Okay, so all I have to play with in my family is dark brown eyes. Not light at all. Ruthie's and Randy's are just like mine. Randall's are a bit lighter, but not much. So, how do you make them shine? The eye tutorial someone showed the other day didn't work well with me and brown eyes. It hardly did anything to their eyes. (I have a version of PSP.) I am sure it was something I was doing anyways.
The eye tutorial on here I can't see the pics, so it's not much help. Can anyone help and show me some pics of dark brown eyes shining?!?! Thanks! Btw....I can't see photobucket pics.
It's all about light--get light as much as you can in your subject's eyes. Sometimes you have to move around to find the sweet spot. I've only done one session with kiddos with really dark eyes, here are a few of their pictures:
This was all natural light--window behind me, and reflector camera left. Not that these photos are all that or anything, but the little boys did have super dark eyes. HTH!

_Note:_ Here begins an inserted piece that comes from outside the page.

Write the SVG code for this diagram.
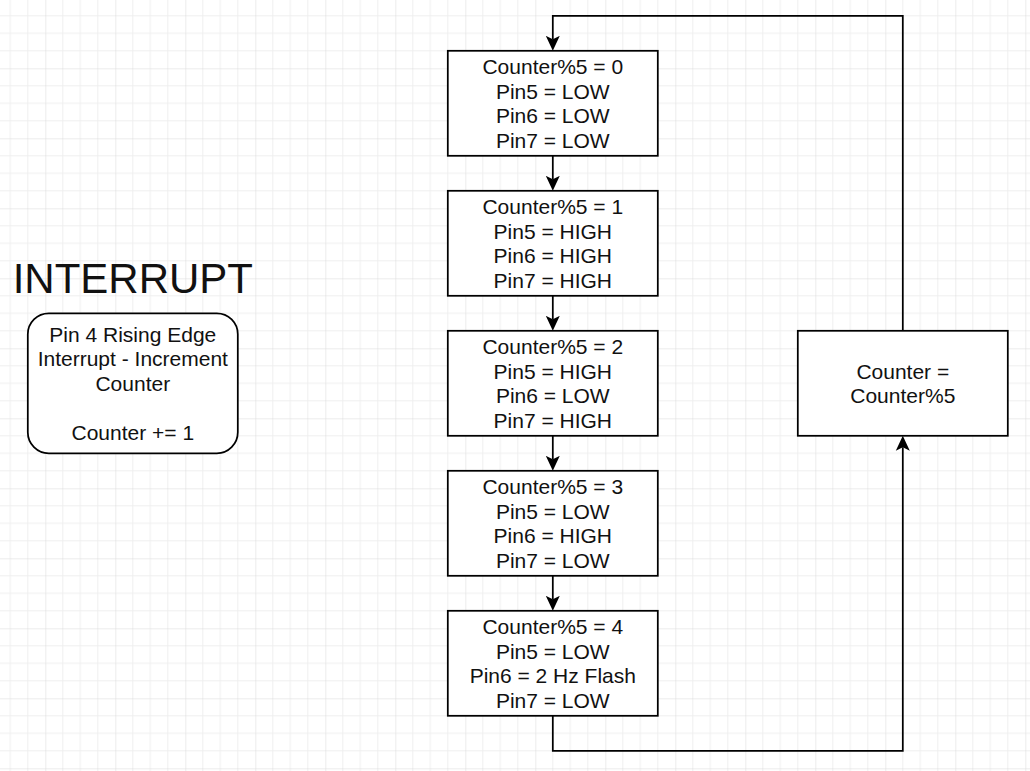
<svg xmlns="http://www.w3.org/2000/svg" width="1030" height="771" viewBox="0 0 1030 771">
<style>
.box{fill:#ffffff;stroke:#000000;stroke-width:1.75}
.t{font-family:"Liberation Sans",Arial,Helvetica,sans-serif;font-size:21px;fill:#111111;text-anchor:middle}
.title{font-family:"Liberation Sans",Arial,Helvetica,sans-serif;font-size:42px;fill:#111111;text-anchor:middle}
.edge{fill:none;stroke:#000000;stroke-width:1.75}
</style>
<defs>
<pattern id="grid" patternUnits="userSpaceOnUse" x="45.3" y="-1.7" width="70" height="70">
<path d="M17.5,0V70M35,0V70M52.5,0V70M0,17.5H70M0,35H70M0,52.5H70" stroke="#efefef" stroke-width="1" fill="none"/>
<path d="M0,0V70M0,0H70" stroke="#dadada" stroke-width="1" fill="none"/>
</pattern>
<marker id="arr" markerUnits="userSpaceOnUse" markerWidth="16" markerHeight="16" viewBox="0 -8 16 16" refX="3.5" refY="0" orient="auto">
<path d="M15,0 L0,-7 L3.5,0 L0,7 Z" fill="#000000"/>
</marker>
</defs>
<rect x="0" y="0" width="1030" height="771" fill="#ffffff"/>
<rect x="0" y="0" width="1030" height="771" fill="url(#grid)"/>

<g id="connectors">
<path class="edge" d="M552.8,155.8V179.3" marker-end="url(#arr)"/>
<path class="edge" d="M552.8,295.8V319.3" marker-end="url(#arr)"/>
<path class="edge" d="M552.8,435.8V459.3" marker-end="url(#arr)"/>
<path class="edge" d="M552.8,575.8V599.3" marker-end="url(#arr)"/>
<path class="edge" d="M552.8,715.8V750.8H902.8V447.3" marker-end="url(#arr)"/>
<path class="edge" d="M902.8,330.8V15.8H552.8V39.3" marker-end="url(#arr)"/>
</g>

<g id="title">
<text class="title" x="132.8" y="293">INTERRUPT</text>
</g>

<g id="interrupt">
<rect class="box" x="27.8" y="313.3" width="210" height="140" rx="21" ry="21"/>
<text class="t" x="132.8" y="341.8">Pin 4 Rising Edge</text>
<text class="t" x="132.8" y="366.3">Interrupt - Increment</text>
<text class="t" x="132.8" y="390.8">Counter</text>
<text class="t" x="132.8" y="439.8">Counter += 1</text>
</g>

<g id="state0">
<rect class="box" x="447.8" y="50.8" width="210" height="105"/>
<text class="t" x="552.8" y="74">Counter%5 = 0</text>
<text class="t" x="552.8" y="98.5">Pin5 = LOW</text>
<text class="t" x="552.8" y="123">Pin6 = LOW</text>
<text class="t" x="552.8" y="147.5">Pin7 = LOW</text>
</g>

<g id="state1">
<rect class="box" x="447.8" y="190.8" width="210" height="105"/>
<text class="t" x="552.8" y="214">Counter%5 = 1</text>
<text class="t" x="552.8" y="238.5">Pin5 = HIGH</text>
<text class="t" x="552.8" y="263">Pin6 = HIGH</text>
<text class="t" x="552.8" y="287.5">Pin7 = HIGH</text>
</g>

<g id="state2">
<rect class="box" x="447.8" y="330.8" width="210" height="105"/>
<text class="t" x="552.8" y="354">Counter%5 = 2</text>
<text class="t" x="552.8" y="378.5">Pin5 = HIGH</text>
<text class="t" x="552.8" y="403">Pin6 = LOW</text>
<text class="t" x="552.8" y="427.5">Pin7 = HIGH</text>
</g>

<g id="state3">
<rect class="box" x="447.8" y="470.8" width="210" height="105"/>
<text class="t" x="552.8" y="494">Counter%5 = 3</text>
<text class="t" x="552.8" y="518.5">Pin5 = LOW</text>
<text class="t" x="552.8" y="543">Pin6 = HIGH</text>
<text class="t" x="552.8" y="567.5">Pin7 = LOW</text>
</g>

<g id="state4">
<rect class="box" x="447.8" y="610.8" width="210" height="105"/>
<text class="t" x="552.8" y="634">Counter%5 = 4</text>
<text class="t" x="552.8" y="658.5">Pin5 = LOW</text>
<text class="t" x="552.8" y="683">Pin6 = 2 Hz Flash</text>
<text class="t" x="552.8" y="707.5">Pin7 = LOW</text>
</g>

<g id="modulo">
<rect class="box" x="797.8" y="330.8" width="210" height="105"/>
<text class="t" x="902.8" y="378.6">Counter =</text>
<text class="t" x="902.8" y="403.1">Counter%5</text>
</g>
</svg>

I think it's really about the catch lights. My boy has darkish brown eyes, but they truly sparkle (sometimes more than light ones I think!) as long as there is light reflected in them..
And here is a little girl I just photographed yesterday. She is of Iranian descent and has almost black eyes:
You can see more in my flickrstream..
Alos eyes are a light brown and I have a HARD time getting good lights in his eyes... But my darker eyed baby (Aybra) I get better catchlights with.. I think its just about finding the right light.
My son has dark brown eyes and my nephew has brown eyes. Here are some shots. If you get enough light, the results are amazing...
-El mommy to B & A
Just chug-chug-chugging along.
sorry- didn't see this thread at first, but I gave a CC about how to get those gorgeous bright eyes in your CC thread!
Great pics, and thanks so much for sharing. I will work harder on getting them to look towards the light. I guess that will come later when I get my camera figured out first! THANKS!
I agree with the PP. Just start watching those eyes, even when you don't have your camera, and learn to see the light and catchlights in their eyes. My older daughter has brown eyes, too, so I know all about this.